Finding #2: Ensuring Appropriate Action from a Sustained Finding
The Boston Police Department did not take sufficient steps to discipline or terminate based on the Internal Affairs Division’s sustained finding of misconduct.
Recommendation #2: Make Discipline from Internal Affairs Investigations Visible, Predictable and Just
It is recommended that this same discipline matrix should also be used for recommendations resulting from IAD investigation. In addition to guidance that will be provided by that matrix, the Boston Police Department is also developing and will promulgate this year new policies involving members of the force accused of sexual assault and domestic violence.
Finding #3: Ensuring Oversight of the Internal Affairs Investigations
The third finding is that there was no independent oversight of the Internal Affairs Division’s investigations.
Recommendation #3: Mayor to File Amendment to OPAT Ordinance to Alert OPAT of Criminal Charges Brought Against Officers
When the IAD receives information from the Court, an officer’s supervising officer, or other credible source, that an officer has been charged with violating Massachusetts General Law c. 265, Section 13a-29, as may be amended, notification will be sent to the POST Commission and to the Office of Police Accountability & Transparency for the offense and the initiation of an investigation.
This builds on the work of the Office of Police Accountability and Transparency.
Since her appointment in early May, Director Everett has been steadfast in advancing several key police reforms, even as she works to staff the new OPAT organization. Already, OPAT has solicited nominees to the new Civilian Review Board. On May 21, Mayor Janey submitted a letter to the City Council requesting nominations for the Civilian Review Board by June 7. The City Council finally began its process to nominate Civilian Review Board members last week and set an extended deadline of August 30. Nominations from several community-based organizations are expected by July 31. Second, the new Internal Affairs Oversight Panel had its first public hearing in June.

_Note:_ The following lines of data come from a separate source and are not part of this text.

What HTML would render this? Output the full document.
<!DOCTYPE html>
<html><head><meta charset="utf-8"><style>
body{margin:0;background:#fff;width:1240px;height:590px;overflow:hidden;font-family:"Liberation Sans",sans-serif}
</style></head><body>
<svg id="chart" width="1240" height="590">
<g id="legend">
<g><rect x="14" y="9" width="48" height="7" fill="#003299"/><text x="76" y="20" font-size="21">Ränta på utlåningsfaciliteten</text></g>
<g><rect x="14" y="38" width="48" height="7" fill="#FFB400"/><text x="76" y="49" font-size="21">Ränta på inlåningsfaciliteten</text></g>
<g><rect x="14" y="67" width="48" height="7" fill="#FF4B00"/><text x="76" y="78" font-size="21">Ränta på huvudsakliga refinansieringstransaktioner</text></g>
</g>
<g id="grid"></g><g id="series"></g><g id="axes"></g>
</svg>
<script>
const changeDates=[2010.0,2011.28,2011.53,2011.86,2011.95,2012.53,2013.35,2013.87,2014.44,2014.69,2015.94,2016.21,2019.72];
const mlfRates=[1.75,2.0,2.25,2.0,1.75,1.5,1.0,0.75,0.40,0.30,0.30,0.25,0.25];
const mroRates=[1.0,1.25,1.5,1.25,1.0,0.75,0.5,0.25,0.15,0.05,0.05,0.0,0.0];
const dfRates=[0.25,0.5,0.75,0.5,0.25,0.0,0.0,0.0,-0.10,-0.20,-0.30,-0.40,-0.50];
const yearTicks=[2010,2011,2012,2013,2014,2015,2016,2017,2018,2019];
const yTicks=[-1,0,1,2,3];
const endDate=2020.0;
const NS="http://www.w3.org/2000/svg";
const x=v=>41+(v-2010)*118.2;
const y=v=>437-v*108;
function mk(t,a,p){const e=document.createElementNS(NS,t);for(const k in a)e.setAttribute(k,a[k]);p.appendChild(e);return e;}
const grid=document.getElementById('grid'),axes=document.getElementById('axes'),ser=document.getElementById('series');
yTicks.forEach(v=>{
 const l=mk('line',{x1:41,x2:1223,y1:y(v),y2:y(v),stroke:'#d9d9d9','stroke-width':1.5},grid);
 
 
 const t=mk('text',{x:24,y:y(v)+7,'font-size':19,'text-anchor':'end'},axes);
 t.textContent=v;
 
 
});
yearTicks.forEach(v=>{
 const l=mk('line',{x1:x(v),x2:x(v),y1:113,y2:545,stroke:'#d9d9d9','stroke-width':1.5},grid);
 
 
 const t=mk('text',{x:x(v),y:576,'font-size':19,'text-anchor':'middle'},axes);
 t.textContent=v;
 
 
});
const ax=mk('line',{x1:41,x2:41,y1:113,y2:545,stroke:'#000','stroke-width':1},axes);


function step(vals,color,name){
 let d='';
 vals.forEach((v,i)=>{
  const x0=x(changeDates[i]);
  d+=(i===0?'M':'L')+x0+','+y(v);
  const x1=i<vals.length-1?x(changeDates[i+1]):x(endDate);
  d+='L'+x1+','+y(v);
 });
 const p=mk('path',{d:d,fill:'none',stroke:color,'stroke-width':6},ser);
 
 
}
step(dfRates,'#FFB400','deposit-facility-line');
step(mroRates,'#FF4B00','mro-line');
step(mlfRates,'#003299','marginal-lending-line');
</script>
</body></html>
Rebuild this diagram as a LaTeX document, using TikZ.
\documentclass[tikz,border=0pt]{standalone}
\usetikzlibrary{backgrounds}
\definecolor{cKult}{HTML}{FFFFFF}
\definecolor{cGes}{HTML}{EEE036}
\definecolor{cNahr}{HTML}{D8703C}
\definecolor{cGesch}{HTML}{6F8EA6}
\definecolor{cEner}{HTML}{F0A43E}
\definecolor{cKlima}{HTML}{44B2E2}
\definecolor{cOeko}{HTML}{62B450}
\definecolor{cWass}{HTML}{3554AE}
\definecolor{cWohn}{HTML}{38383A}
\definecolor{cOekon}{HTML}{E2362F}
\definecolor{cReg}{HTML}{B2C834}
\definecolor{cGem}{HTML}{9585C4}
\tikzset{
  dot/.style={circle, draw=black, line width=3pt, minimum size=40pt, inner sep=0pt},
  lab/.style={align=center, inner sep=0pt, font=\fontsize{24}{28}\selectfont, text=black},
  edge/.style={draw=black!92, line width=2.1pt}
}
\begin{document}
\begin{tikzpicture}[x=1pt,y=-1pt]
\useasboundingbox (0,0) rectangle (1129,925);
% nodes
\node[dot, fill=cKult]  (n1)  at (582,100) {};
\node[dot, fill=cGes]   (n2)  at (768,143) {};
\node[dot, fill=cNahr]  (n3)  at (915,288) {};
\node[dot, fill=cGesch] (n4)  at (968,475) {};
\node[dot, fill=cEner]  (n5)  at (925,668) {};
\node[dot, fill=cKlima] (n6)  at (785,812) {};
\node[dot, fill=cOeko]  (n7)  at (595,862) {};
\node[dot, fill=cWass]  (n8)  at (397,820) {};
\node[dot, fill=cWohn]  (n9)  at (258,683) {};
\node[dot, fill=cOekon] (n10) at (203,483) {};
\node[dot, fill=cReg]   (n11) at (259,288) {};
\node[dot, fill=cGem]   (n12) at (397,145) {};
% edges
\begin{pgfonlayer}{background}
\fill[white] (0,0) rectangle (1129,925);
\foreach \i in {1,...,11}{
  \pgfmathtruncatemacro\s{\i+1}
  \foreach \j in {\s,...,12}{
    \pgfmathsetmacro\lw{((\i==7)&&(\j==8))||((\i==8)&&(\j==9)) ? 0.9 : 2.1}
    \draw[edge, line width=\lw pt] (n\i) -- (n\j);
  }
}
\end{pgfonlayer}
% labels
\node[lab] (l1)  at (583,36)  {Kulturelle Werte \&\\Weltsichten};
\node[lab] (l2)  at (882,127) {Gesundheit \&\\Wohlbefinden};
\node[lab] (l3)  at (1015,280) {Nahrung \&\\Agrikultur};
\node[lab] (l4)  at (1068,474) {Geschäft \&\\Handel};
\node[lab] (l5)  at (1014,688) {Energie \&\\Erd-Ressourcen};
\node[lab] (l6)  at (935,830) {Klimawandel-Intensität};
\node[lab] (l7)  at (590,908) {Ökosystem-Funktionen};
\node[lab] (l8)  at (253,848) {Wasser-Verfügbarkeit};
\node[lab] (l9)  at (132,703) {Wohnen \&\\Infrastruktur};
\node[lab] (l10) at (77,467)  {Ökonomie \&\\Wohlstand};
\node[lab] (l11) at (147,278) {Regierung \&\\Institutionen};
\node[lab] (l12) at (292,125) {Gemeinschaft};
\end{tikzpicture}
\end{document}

Third, OPAT has been working to coordinate compliance with new state police reforms.
In addition, the City of Boston and Boston Police Department have begun for police reform measures, including the creation of a Diversity, Equity & Inclusion policy and launch of a DEI Committee within the BPD in April; a revision of the use of force and bias-free policing policies in May; launch of a public dashboard that covers police conduct in June; de-escalation work for BPD officers; and an increase from two to eight hours of the Fair and Impartial Policing Curriculum for new recruits.